Have fun with the rear upper shock mounts, that was one of the reasons I went with the Airlift bags in the back.


----------



## theplowmeister (Nov 14, 2006)

When you get the shock bolts out use Never-seze on the when you re install.


----------



## JeepTJ (Nov 4, 2006)

festerw;691422 said:


> Have fun with the rear upper shock mounts, that was one of the reasons I went with the Airlift bags in the back.


That was my biggest concern and contemplated the bags, but the cost was too high. Since I have 124K miles, I needed new shocks anyway. Pain now or pain later!! I've read many writeups on JeepForum.com and am ready to tackle it!!

Fran


----------



## festerw (Sep 25, 2003)

Another thought I don't know if there is enough room but you may want to try removing them with an impact driver (the kind you hit with a hammer, not the air powered) that may loosen them up without snapping them. I used mine to remove the torx bolts on the windshield hinges on my dads YJ to put the mirror relocation brackets on.

Other than that alot of PB Blaster and some heat from a propane torch would probably help too.


----------



## JeepTJ (Nov 4, 2006)

festerw;692030 said:


> Another thought I don't know if there is enough room but you may want to try removing them with an impact driver (the kind you hit with a hammer, not the air powered) that may loosen them up without snapping them. I used mine to remove the torx bolts on the windshield hinges on my dads YJ to put the mirror relocation brackets on.
> 
> Other than that alot of PB Blaster and some heat from a propane torch would probably help too.


Three of my favorite techniques!!



theplowmeister;691427 said:


> When you get the shock bolts out use Never-seze on the when you re install.

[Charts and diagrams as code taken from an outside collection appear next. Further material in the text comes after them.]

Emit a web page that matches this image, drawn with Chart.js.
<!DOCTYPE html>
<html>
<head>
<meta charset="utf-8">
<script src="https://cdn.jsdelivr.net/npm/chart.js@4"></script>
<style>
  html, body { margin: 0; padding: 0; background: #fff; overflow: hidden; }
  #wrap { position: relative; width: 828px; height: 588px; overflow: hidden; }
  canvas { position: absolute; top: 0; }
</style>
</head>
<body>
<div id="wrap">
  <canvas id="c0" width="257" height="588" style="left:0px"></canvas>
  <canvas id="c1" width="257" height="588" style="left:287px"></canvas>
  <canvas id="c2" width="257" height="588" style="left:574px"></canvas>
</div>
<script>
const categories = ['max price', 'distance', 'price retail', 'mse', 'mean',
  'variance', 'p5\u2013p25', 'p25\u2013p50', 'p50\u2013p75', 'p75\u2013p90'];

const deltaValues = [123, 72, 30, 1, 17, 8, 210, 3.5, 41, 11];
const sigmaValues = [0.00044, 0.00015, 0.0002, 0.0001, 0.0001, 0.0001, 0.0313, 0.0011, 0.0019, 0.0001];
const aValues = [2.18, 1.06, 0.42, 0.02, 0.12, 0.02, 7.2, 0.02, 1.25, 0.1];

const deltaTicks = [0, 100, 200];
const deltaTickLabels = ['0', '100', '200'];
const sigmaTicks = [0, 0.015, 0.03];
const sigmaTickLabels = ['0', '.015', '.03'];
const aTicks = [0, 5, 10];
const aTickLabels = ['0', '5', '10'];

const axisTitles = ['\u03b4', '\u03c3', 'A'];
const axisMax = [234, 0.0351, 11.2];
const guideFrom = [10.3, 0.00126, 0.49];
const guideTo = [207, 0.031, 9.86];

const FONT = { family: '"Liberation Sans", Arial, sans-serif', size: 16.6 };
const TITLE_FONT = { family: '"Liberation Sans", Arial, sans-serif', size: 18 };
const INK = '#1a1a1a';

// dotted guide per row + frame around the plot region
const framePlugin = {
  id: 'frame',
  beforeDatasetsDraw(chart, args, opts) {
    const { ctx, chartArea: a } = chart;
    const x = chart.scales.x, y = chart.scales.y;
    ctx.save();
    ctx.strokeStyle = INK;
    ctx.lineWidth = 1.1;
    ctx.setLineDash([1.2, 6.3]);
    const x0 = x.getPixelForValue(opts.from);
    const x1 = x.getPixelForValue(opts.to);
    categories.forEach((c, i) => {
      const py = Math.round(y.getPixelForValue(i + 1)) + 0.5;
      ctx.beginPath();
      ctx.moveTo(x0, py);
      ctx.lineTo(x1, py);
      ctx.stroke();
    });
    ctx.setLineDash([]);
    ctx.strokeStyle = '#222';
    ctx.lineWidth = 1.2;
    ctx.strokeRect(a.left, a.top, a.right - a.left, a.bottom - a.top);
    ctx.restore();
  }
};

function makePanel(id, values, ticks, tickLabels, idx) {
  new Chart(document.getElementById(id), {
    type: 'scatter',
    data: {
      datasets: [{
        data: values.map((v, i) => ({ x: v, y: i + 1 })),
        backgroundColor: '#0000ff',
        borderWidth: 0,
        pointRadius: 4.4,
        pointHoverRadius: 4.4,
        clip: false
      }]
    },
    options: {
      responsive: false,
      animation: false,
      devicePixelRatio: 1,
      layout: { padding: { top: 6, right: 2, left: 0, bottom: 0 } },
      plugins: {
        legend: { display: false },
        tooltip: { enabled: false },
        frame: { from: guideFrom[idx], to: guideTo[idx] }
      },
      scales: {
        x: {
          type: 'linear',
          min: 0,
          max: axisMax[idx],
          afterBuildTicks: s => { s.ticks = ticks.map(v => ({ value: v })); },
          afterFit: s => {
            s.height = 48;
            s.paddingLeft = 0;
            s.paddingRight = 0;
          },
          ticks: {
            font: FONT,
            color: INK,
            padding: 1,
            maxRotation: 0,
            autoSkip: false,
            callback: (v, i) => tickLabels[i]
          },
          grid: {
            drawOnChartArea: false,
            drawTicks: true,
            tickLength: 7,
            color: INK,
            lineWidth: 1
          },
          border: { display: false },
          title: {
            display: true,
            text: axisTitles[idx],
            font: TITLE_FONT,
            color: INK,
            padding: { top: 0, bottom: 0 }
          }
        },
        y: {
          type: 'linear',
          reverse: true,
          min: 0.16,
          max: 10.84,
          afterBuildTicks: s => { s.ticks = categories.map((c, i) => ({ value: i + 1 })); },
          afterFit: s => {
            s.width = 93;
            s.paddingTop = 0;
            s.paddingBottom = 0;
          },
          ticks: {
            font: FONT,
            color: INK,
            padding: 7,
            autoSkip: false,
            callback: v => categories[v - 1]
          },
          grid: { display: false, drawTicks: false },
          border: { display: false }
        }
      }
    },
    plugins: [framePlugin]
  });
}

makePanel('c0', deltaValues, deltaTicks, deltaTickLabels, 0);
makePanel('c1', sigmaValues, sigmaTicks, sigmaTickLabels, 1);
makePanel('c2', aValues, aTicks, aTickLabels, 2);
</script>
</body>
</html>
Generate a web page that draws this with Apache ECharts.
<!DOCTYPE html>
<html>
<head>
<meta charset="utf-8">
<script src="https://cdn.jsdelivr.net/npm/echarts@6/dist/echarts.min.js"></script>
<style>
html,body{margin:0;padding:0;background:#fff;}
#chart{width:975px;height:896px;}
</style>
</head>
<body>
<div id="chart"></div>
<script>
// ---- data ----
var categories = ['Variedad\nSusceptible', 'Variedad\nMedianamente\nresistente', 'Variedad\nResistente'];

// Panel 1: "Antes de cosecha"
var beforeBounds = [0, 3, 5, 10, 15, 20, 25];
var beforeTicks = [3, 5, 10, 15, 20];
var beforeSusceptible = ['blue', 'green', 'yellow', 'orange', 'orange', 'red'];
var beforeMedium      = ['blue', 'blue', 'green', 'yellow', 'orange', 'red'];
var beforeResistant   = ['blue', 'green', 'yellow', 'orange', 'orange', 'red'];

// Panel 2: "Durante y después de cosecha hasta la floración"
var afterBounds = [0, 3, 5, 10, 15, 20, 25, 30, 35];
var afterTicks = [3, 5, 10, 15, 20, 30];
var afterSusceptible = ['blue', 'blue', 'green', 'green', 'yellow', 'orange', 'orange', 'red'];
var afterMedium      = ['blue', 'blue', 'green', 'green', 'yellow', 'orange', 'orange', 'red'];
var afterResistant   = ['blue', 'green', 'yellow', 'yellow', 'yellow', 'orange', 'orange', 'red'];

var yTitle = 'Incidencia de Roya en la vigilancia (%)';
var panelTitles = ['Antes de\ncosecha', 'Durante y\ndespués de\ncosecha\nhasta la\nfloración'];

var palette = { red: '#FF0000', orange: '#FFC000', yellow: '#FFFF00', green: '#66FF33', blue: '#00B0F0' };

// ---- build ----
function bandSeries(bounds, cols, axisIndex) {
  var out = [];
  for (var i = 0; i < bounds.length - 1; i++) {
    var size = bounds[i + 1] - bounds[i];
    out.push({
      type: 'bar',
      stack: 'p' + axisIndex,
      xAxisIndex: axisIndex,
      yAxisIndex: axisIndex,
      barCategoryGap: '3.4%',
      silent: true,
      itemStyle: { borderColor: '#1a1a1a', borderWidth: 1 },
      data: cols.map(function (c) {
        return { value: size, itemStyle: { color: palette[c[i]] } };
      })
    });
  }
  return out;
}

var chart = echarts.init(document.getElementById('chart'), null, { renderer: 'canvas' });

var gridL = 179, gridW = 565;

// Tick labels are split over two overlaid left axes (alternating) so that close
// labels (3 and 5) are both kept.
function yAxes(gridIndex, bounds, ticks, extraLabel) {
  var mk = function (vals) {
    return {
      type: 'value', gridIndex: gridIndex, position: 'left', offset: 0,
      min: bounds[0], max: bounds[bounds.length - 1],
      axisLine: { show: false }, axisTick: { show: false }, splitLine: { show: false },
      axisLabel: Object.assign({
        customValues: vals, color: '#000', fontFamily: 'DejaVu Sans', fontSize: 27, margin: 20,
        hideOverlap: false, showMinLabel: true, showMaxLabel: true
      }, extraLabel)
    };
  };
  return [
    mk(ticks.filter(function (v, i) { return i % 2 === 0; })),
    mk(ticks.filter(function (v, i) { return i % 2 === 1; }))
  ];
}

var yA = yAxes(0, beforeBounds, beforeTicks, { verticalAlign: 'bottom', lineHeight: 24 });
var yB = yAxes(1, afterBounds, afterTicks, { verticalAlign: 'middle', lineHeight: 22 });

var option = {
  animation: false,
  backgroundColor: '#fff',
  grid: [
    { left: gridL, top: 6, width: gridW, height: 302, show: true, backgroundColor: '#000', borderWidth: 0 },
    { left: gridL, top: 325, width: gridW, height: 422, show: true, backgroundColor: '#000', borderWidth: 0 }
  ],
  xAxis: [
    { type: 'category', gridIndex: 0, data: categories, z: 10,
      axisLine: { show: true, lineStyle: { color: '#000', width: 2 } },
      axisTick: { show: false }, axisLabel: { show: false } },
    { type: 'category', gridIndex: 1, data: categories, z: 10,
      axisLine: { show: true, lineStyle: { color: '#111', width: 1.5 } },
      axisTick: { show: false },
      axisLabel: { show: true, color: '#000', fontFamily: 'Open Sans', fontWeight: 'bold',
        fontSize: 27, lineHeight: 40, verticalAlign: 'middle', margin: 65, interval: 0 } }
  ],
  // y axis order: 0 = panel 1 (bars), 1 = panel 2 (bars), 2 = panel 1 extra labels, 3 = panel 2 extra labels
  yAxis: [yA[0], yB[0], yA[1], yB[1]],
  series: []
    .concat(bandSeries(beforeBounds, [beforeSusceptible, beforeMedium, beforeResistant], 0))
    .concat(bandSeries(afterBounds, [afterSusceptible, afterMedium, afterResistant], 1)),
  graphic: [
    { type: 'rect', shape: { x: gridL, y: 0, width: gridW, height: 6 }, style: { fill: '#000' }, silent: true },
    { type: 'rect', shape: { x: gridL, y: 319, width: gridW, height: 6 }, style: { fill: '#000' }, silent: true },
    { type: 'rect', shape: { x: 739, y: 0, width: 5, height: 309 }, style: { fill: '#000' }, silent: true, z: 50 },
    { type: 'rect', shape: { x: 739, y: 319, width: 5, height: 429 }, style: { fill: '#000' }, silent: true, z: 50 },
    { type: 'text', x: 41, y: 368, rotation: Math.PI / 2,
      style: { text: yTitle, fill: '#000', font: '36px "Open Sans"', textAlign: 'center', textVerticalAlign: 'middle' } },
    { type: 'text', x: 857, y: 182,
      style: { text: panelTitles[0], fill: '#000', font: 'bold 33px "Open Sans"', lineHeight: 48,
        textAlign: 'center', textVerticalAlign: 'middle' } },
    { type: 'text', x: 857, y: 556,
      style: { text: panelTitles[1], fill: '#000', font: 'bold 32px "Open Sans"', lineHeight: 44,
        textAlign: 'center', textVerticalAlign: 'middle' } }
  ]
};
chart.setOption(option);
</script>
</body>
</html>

I have a jar just waiting in my toolbox!!

Fran


----------



## tjthorson (Jul 23, 2006)

With an XJ - you have leaf springs in the back anyway - so the air shocks are the most economical choice - and on the back, the ride quality isnt as important.


----------



## festerw (Sep 25, 2003)

The XJ rear leaf springs are notoriously weak also, I had a 99 and a 98 both had inverted rear springs. The 99 got an HD spring upgrade from quadratec and the 98 got the Airlift bags which at the time were ~160. The 98 saw plowing and regular trailer towing so the bags were the best bang for the buck without having to mess with the very prone to break upper shock bolts.


----------



## JeepTJ (Nov 4, 2006)

Here's a right front shot of the tire/fender clearance with the plow up and about 200 lbs of sand in back. The suspension is stock. Many say the wheel hub centerline to the bottom of the fender flair should be about 17.5" at the front. Mine measures about 16" with the plow off the ground. With the 16" tires the front could rub if I have any passengers in the Jeep. I hope the air springs will help!!

Fran


----------



## tjthorson (Jul 23, 2006)

Oh yeah - the airlift makes all the difference in the world in the front. Here is an old shot of my TJ - unmodded, when i first got it. It sat on the bump stops with the plow up....









With the airbags and 32" tires - still stock springs.









Basically by adding bump stop you can increase or decrease the amount of compression of the plow weight.... You would use longer bolts and add piece of 1" pipe or hockey pucks to drop the round plastic bump stop (barely visible in the shot from behind a coil.....)

First picture is unloaded... Second pic is plow up.....


----------